Girl in Translation is the story of a young, impoverished immigrant from Hong Kong. I may be wrong, but it reads as if it were less a novel than a barely fictionalized autobiography (Jean Kwok, the author, made her way from an unheated tenement to Harvard; Kimberley Chang, the central figure, escaped to Yale.) Mutatis mutandis, and all that. It's a familiar kind of work: a bildungsroman, of course, but also an immigrant novel, a coming-of-age adventure, and thanks to an inartistic tacked-on ending, an H. Alger rags-to-riches saga. Sometimes I felt that I was reading a century-later re-imagining of A Tree Grows in Brooklyn, things Irish replaced with things Chinese -- except that there is not a single tree in this novel's bleak landscape, not even a symbolic one. Plus ca change, plus de meme chose.
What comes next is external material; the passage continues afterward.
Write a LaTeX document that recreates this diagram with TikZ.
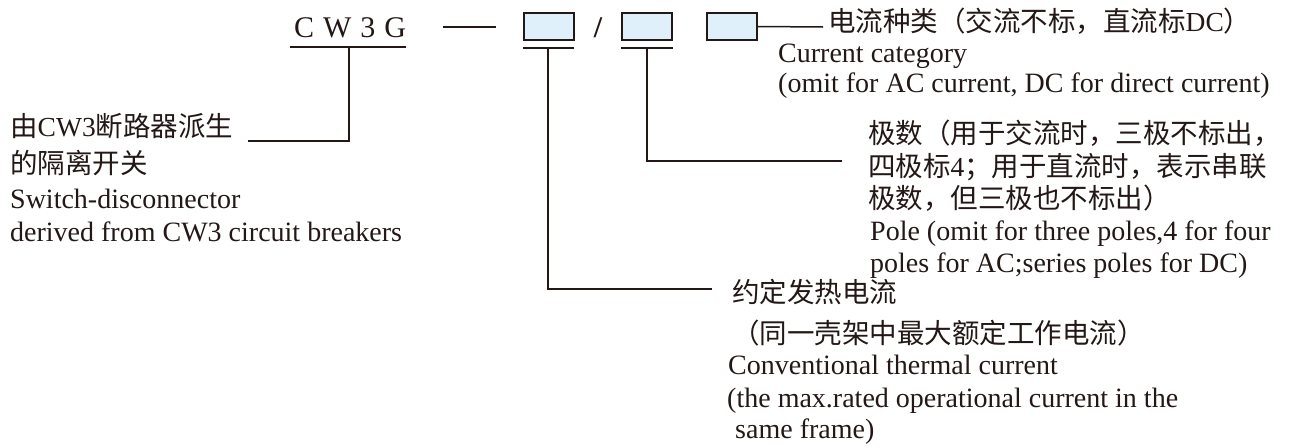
\documentclass[tikz,border=0pt]{standalone}
\usepackage{fontspec}
\setmainfont{Liberation Serif}
\newfontfamily\cjk{Noto Sans CJK SC}
\usepackage{tikz}
\definecolor{ink}{HTML}{231815}
\definecolor{slotfill}{HTML}{DFF0FA}
\newcommand{\romtxt}[1]{{\rmfamily #1}}
\tikzset{>=latex,
  lead/.style={line width=1.5pt,ink},
  slot/.style={draw=ink,line width=1.3pt,fill=slotfill,minimum width=50pt,
    minimum height=27pt,inner sep=0pt},
  zh/.style={anchor=base west,inner sep=0pt,ink,font=\cjk\fontsize{27.5}{33}\selectfont},
  en/.style={anchor=base west,inner sep=0pt,ink,font=\fontsize{28}{32}\selectfont}
}

\begin{document}
\begin{tikzpicture}[x=1pt,y=-1pt]
    \useasboundingbox (0,0) rectangle (1305,447);
    \node[en,anchor=base,font=\fontsize{30}{32}\selectfont] (model) at (350,37)
    {C\hspace{9pt}W\hspace{9pt}3\hspace{9pt}G};
    \draw[lead] (443,27) -- (496,27);
    \node[slot] (ratebox) at (549,26.5) {};
    \node[en,anchor=base,font=\fontsize{30}{32}\selectfont\bfseries] (slash) at (598,37) {/};
    \node[slot] (polebox) at (647,26.5) {};
    \node[slot] (kindbox) at (732,26.5) {};

    \coordinate (modelL) at (290,47);
    \coordinate (modelR) at (406,47);
    \coordinate (modelT) at (349,47);
    \coordinate (rateL) at (523,48);
    \coordinate (rateR) at (574,48);
    \coordinate (rateT) at (548,48);
    \coordinate (poleL) at (621,48);
    \coordinate (poleR) at (673,48);
    \coordinate (poleT) at (647,48);
    \coordinate (deriveEnd) at (248,141);
    \coordinate (rateEnd) at (712,289);
    \coordinate (poleEnd) at (842,161);
    \coordinate (kindEnd) at (823,27);

    \draw[lead] (modelL) -- (modelR);
    \draw[lead] (rateL) -- (rateR);
    \draw[lead] (poleL) -- (poleR);
    \draw[lead] (modelT) |- (deriveEnd);
    \draw[lead] (rateT) |- (rateEnd);
    \draw[lead] (poleT) |- (poleEnd);
    \draw[lead] (kindbox.east) -- (kindEnd);

    \node[zh] (kindzh) at (828,31) {电流种类（交流不标，直流标\romtxt{DC}）};
    \node[en] (kinden) at (778,62) {Current category};
    \node[en] (kindnote) at (778,92) {(omit for AC current, DC for direct current)};

    \node[zh] (polezh1) at (868,143) {极数（用于交流时，三极不标出，};
    \node[zh] (polezh2) at (868,176) {四极标\romtxt{4}；用于直流时，表示串联};
    \node[zh] (polezh3) at (868,208) {极数，但三极也不标出）};
    \node[en] (poleen1) at (870,240) {Pole (omit for three poles,4 for four};
    \node[en] (poleen2) at (870,272) {poles for AC;series poles for DC)};

    \node[zh] (derivezh1) at (10,136) {由\romtxt{CW3}断路器派生};
    \node[zh] (derivezh2) at (10,173) {的隔离开关};
    \node[en] (deriveen1) at (10,208) {Switch-disconnector};
    \node[en] (deriveen2) at (10,241) {derived from CW3 circuit breakers};

    \node[zh] (ratezh1) at (732,302) {约定发热电流};
    \node[zh] (ratezh2) at (732,343) {（同一壳架中最大额定工作电流）};
    \node[en] (rateen1) at (728,374) {Conventional thermal current};
    \node[en] (rateen2) at (727,407) {(the max.rated operational current in the};
    \node[en] (rateen3) at (735,438) {same frame)};
\end{tikzpicture}
\end{document}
While it's not original or innovative, nor written with any particular flair, Girl in Translation is nevertheless valuable for the world it opens up to us. Plus it's on the whole uplifting, even if there are some unfortunate moments in which "triumphant" shades over into "triumphalist."
There's not much to admire about the Brooklyn of this novel; it's an unpleasant place. Manhattan's Chinatown, where much of the action takes place, is no better.